Real Imaginary Friends
The betrayal is impactful and memorable not just for being a ‘twist’ but also for its implications. It reminds the Guardian Spirit of both it and Kalas’s agency. You popped in Baten Kaitos Eternal Wings and the Lost Ocean out of whimsy. Something to try. An enjoyable escape. Kalas on the other hand is a boy born but with one wing and massive feelings of inferiority. Nothing about you two is inherently compatible.
The serendipity of your random occurrence as a Guardian Spirit is emphasized upon throughout Baten Kaitos. Particularly towards the end when Melodia reflects on the fact that she didn’t choose a Guardian Spirit for Kalas, it just happened to reach out to him.
This breathes some sense of reality into the world of Baten Kaitos. That when the Guardian Spirit stops playing it, the game’s universe has established itself as independent and as if it’s still existing. And that other spirits — other players — are stepping into game worlds at every moment. The characters, too, benefit from this newfound sense of realness.
When the game resumes itself, it’s only because you’ve found another host: Xelha. She accepts your presence just as Kalas did before, and now you are her Guardian Spirit. Still just an observer and not privy to the character’s true intentions, but now the experience seems different.
Xelha remarks how your presence gives her courage and warmth. Now that you’re here, she feels like she can go on despite Kalas’s actions. In this new relationship, Baten Kaitos can now be enjoyed differently going forward. You’re a friend to the people in this game, and it’s a nice feeling.
Imperfect but Appreciated
This isn’t to say that games need to pull a Baten Kaitos style twist to provide such a memorable experience. Nor is it to say that Baten Kaitos couldn’t have handled itself better with the concept.

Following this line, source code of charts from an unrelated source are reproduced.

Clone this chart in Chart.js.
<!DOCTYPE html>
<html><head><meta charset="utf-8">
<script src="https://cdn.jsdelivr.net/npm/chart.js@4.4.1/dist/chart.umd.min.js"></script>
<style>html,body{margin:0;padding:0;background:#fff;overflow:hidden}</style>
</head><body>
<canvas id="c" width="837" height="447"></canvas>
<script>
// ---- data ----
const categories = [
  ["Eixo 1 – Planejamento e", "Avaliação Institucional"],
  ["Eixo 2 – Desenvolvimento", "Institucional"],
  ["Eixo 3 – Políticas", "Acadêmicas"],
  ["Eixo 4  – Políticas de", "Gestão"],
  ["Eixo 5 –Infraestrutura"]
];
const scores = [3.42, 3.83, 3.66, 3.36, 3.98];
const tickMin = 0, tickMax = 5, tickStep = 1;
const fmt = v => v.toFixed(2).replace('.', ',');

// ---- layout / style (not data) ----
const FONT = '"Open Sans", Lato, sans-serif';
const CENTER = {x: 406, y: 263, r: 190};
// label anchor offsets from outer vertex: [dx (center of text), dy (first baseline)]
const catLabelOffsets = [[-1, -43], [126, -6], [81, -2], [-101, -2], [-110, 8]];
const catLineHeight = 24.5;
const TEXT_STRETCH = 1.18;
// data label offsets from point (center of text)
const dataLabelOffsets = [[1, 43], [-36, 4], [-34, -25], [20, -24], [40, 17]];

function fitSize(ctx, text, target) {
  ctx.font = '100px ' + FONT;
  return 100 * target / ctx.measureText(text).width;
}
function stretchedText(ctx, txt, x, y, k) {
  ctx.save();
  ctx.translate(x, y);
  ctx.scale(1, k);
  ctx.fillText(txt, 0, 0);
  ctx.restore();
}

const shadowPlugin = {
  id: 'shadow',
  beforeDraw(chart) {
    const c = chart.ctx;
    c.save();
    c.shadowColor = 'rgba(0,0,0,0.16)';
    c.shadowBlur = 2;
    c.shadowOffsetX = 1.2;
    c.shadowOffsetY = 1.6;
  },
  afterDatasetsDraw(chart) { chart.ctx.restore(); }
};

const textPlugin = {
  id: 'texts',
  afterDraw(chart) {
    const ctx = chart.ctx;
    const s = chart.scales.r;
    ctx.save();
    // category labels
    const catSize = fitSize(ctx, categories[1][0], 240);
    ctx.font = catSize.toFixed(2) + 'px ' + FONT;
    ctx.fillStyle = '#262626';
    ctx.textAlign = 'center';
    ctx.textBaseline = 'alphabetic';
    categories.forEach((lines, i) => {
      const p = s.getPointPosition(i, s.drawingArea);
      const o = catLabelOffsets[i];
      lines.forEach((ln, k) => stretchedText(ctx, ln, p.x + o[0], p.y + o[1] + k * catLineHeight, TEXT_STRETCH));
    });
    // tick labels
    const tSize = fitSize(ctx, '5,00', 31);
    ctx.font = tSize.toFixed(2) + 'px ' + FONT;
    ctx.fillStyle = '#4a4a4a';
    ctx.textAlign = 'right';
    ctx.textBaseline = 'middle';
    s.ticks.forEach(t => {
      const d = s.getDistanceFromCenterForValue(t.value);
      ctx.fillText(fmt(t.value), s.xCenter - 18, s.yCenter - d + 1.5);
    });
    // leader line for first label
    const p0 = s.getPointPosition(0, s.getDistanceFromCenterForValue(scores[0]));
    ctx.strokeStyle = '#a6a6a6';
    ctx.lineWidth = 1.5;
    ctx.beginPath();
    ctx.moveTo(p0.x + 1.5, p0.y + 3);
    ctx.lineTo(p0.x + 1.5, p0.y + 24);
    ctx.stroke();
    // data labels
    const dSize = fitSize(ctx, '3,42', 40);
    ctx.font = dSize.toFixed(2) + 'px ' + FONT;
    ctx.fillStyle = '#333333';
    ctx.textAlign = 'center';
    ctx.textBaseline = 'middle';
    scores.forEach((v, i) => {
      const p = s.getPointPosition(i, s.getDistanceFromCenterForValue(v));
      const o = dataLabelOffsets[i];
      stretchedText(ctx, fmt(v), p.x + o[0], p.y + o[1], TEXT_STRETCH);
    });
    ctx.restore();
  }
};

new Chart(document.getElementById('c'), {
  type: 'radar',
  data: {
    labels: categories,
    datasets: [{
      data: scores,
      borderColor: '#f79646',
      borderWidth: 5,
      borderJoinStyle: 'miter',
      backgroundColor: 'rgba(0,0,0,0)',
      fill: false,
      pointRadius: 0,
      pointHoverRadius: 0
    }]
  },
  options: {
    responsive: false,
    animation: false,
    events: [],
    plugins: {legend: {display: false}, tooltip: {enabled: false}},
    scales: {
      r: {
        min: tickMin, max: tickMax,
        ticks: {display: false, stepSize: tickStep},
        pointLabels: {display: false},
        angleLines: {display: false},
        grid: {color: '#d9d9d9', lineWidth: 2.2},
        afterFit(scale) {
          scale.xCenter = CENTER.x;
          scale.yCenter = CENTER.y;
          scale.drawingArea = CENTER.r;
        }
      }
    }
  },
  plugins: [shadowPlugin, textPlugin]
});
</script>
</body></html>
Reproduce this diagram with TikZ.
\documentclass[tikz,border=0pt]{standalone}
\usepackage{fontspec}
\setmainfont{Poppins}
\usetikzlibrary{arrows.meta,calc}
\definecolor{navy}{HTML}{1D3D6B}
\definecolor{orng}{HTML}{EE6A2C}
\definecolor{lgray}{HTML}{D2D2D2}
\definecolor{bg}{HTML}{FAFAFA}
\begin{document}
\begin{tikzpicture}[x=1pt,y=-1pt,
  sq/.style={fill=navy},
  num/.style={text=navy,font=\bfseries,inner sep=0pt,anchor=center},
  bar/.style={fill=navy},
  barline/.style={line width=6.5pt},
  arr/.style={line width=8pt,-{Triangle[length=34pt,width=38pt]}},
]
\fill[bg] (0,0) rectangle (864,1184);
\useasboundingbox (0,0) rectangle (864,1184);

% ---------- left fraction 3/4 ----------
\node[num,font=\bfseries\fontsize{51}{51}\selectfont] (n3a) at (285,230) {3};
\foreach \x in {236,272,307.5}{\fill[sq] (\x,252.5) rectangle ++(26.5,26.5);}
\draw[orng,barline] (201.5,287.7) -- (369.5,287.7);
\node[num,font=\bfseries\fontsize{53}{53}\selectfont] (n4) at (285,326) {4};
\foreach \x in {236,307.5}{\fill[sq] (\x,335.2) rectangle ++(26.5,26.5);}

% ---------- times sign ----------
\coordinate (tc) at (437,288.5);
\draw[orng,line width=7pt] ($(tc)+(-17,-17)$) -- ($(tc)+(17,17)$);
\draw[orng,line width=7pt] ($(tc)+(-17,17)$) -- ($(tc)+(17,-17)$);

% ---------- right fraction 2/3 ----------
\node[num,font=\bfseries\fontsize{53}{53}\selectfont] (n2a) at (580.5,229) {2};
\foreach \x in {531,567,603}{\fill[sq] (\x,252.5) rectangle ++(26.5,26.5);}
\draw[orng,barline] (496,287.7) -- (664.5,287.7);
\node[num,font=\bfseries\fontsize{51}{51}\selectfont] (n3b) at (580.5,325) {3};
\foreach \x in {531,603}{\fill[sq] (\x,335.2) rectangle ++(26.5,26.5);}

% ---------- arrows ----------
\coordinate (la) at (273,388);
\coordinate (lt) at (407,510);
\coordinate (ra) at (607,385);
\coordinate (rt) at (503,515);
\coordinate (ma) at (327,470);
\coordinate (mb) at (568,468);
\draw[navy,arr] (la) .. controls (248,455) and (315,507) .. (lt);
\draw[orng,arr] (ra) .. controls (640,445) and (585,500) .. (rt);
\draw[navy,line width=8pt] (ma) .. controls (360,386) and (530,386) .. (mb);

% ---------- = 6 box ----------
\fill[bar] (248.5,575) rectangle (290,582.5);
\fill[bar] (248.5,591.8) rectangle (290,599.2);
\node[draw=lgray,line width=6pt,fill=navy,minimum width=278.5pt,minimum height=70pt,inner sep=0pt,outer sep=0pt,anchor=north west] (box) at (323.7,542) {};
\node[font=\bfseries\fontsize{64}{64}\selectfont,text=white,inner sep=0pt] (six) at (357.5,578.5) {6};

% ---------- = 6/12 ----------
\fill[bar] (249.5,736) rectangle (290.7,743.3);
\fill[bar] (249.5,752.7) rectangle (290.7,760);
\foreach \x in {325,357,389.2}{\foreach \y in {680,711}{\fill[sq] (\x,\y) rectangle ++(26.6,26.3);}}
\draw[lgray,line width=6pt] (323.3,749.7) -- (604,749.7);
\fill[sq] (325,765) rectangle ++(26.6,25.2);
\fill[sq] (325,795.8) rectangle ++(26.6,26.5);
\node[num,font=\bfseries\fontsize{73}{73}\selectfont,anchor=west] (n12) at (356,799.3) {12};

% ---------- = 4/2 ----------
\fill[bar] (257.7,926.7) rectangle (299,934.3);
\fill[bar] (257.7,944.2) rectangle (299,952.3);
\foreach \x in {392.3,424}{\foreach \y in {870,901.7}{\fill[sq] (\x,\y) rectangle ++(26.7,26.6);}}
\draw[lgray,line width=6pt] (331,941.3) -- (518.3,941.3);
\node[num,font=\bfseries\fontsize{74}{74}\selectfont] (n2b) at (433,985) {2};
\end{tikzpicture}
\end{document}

For example, the only tangible in-game effect the Guardian Spirit has for Kalas or Xelha is a better chance at producing a special action card during combat. This advantage is completely negligible. In fact, there’s a fight where Giacomo creates interference between you and Kalas, and you’d hardly notice any difference in combat effectiveness.

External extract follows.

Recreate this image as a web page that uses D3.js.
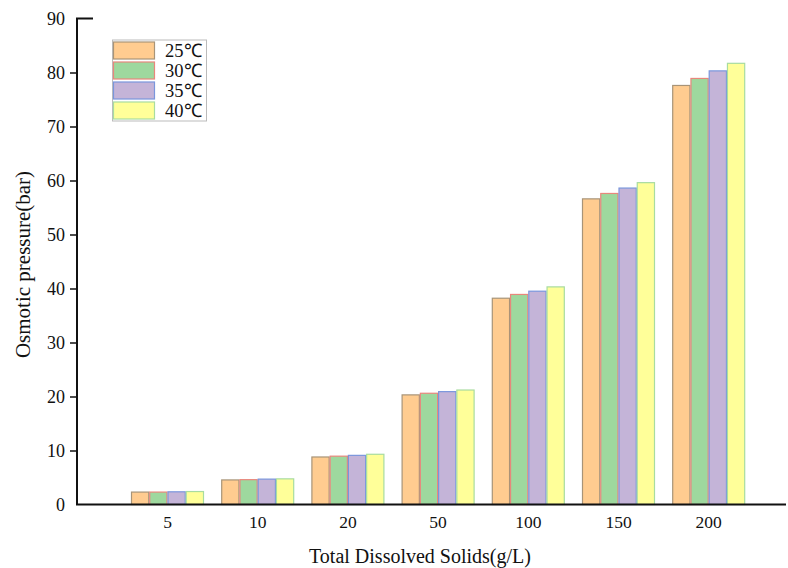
<!DOCTYPE html>
<html>
<head>
<meta charset="utf-8">
<script src="https://cdn.jsdelivr.net/npm/d3@7"></script>
<style>
  html, body { margin: 0; padding: 0; background: #fff; }
  svg { display: block; }
  text { font-family: "Liberation Serif", "Times New Roman", serif; fill: #111; }
</style>
</head>
<body>
<div id="chart"></div>
<script>
// Osmotic pressure of saline water at several temperatures
const categories = ["5", "10", "20", "50", "100", "150", "200"];
const seriesNames = ["25\u2103", "30\u2103", "35\u2103", "40\u2103"];
const t25 = [2.3, 4.55, 8.8, 20.3, 38.2, 56.6, 77.6];
const t30 = [2.3, 4.6, 8.95, 20.6, 38.9, 57.6, 78.9];
const t35 = [2.35, 4.7, 9.1, 20.9, 39.5, 58.6, 80.3];
const t40 = [2.4, 4.75, 9.3, 21.2, 40.3, 59.6, 81.7];
const yTicks = [0, 10, 20, 30, 40, 50, 60, 70, 80, 90];

const seriesValues = [t25, t30, t35, t40];
const fills = ["#FFCC90", "#9ED89E", "#C4B4D8", "#FFFF99"];
const strokes = ["#A89478", "#E8877C", "#7A96DC", "#A8DCA0"];

const W = 788, H = 568;
const plotLeft = 77, plotBottom = 504.5, plotTop = 18.5, plotRight = 786;

const svg = d3.select("#chart").append("svg")
  .attr("width", W).attr("height", H);

const y = d3.scaleLinear().domain([0, 90]).range([plotBottom, plotTop]);
const x0 = d3.scaleBand().domain(categories).range([122.4, 753.8]).padding(0);
const groupW = 73;
const x1 = d3.scaleBand().domain(d3.range(seriesNames.length)).range([0, groupW]).padding(0);

// bars
const groups = svg.append("g").selectAll("g")
  .data(categories)
  .join("g")
  .attr("transform", d => `translate(${x0(d) + (x0.bandwidth() - groupW) / 2},0)`);

groups.selectAll("rect")
  .data((c, ci) => seriesValues.map((vals, si) => ({ si, v: vals[ci] })))
  .join("rect")
  .attr("x", d => x1(d.si) + 0.5)
  .attr("y", d => y(d.v))
  .attr("width", x1.bandwidth() - 1)
  .attr("height", d => y(0) - y(d.v))
  .attr("fill", d => fills[d.si])
  .attr("stroke", d => strokes[d.si])
  .attr("stroke-width", 1.2);

// y axis
const yAxis = svg.append("g").attr("transform", `translate(${plotLeft},0)`)
  .call(d3.axisLeft(y).tickValues(yTicks).tickSize(7).tickPadding(5).tickFormat(d3.format("d")));
yAxis.select(".domain").remove();
yAxis.selectAll(".tick line")
  .attr("stroke", "#111").attr("stroke-width", 1.5)
  .attr("display", d => (d === 0 || d === 90) ? "none" : null);
yAxis.selectAll(".tick text").attr("font-size", 18).attr("fill", "#111")
  .attr("font-family", "Liberation Serif, Times New Roman, serif");

// axis lines
svg.append("path")
  .attr("d", `M${plotLeft + 16},${plotTop} H${plotLeft} V${plotBottom} H${plotRight}`)
  .attr("fill", "none").attr("stroke", "#111").attr("stroke-width", 2);

// x tick labels
svg.append("g").selectAll("text")
  .data(categories)
  .join("text")
  .attr("x", d => x0(d) + x0.bandwidth() / 2)
  .attr("y", 528)
  .attr("text-anchor", "middle")
  .attr("font-size", 17.5)
  .text(d => d);

// axis titles
svg.append("text")
  .attr("x", 420).attr("y", 563)
  .attr("text-anchor", "middle")
  .attr("font-size", 20)
  .text("Total Dissolved Solids(g/L)");

svg.append("text")
  .attr("transform", `translate(30,${(plotTop + plotBottom) / 2 + 3}) rotate(-90)`)
  .attr("text-anchor", "middle")
  .attr("font-size", 21)
  .text("Osmotic pressure(bar)");

// legend
const lg = svg.append("g").attr("transform", "translate(113,40)");
lg.append("rect")
  .attr("x", -0.5).attr("y", 0).attr("width", 94).attr("height", 81)
  .attr("fill", "#fff").attr("stroke", "#bbb").attr("stroke-width", 1);
const items = lg.selectAll("g.item")
  .data(seriesNames)
  .join("g").attr("class", "item")
  .attr("transform", (d, i) => `translate(0,${1.5 + i * 20})`);
items.append("rect")
  .attr("x", 0.5).attr("y", 0.5).attr("width", 41).attr("height", 17)
  .attr("fill", (d, i) => fills[i])
  .attr("stroke", (d, i) => strokes[i])
  .attr("stroke-width", 1.2);
items.append("text")
  .attr("x", 52).attr("y", 15.5)
  .attr("font-size", 18.5)
  .text(d => d);
</script>
</body>
</html>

Clumsy implementation aside, the Guardian Spirit concept in Baten Kaitos reminds gamers of an important quality of the interactive medium. That controlling a game is itself a building block to its story, characters, and of the fondest memories you create from it.
It’s why many Japanese RPGs are effective in story telling not thanks to excellent use of language, but due to their repetitiveness and ‘grind,’ so to speak. A party of characters lines up for battle, sprouts their wings and a jazzy battle track kicks into gear as the first hands are dealt. Over the course of 50 hours, these moments compound into how the characters and world are received by players. The shock of Kalas’s betrayal is proof of the medium’s effectiveness in this area.
A Farewell from Kalas to the Player of Baten Kaitos
The ending of Baten Kaitos Eternal Wings and the Lost Ocean is a powerful send off to the player himself. The world saved, the Guardian Spirit is no longer needed (or maybe Xelha and Kalas just want some privacy). The game’s entire cast lines up and gives the player a heartfelt thank you.
Before tuning you out for good, however, Kalas again gets on a personal level with the player. He essentially asks why you came to their world in the first place. He hopes that whatever you’re looking for, that you find it in your world. What exactly does Kalas mean here?
Perhaps that popping in a game like Baten Kaitos is, in the real world, a way to fill a gap somewhere. Temporarily at least. And then, like a lost soul, to float around and look for new stories to latch onto and see start to finish, and onto the next.
Xelha herself infers that those who attract Guardian Spirits are different. They “have lives fraught with sadness.” This drama attracting the players who seek new tragedies to overcome.
Or maybe Kalas’s question is implying that people who put 50 hours into a game like Baten Kaitos are mentally troubled. Either way, it was nice of him to ask.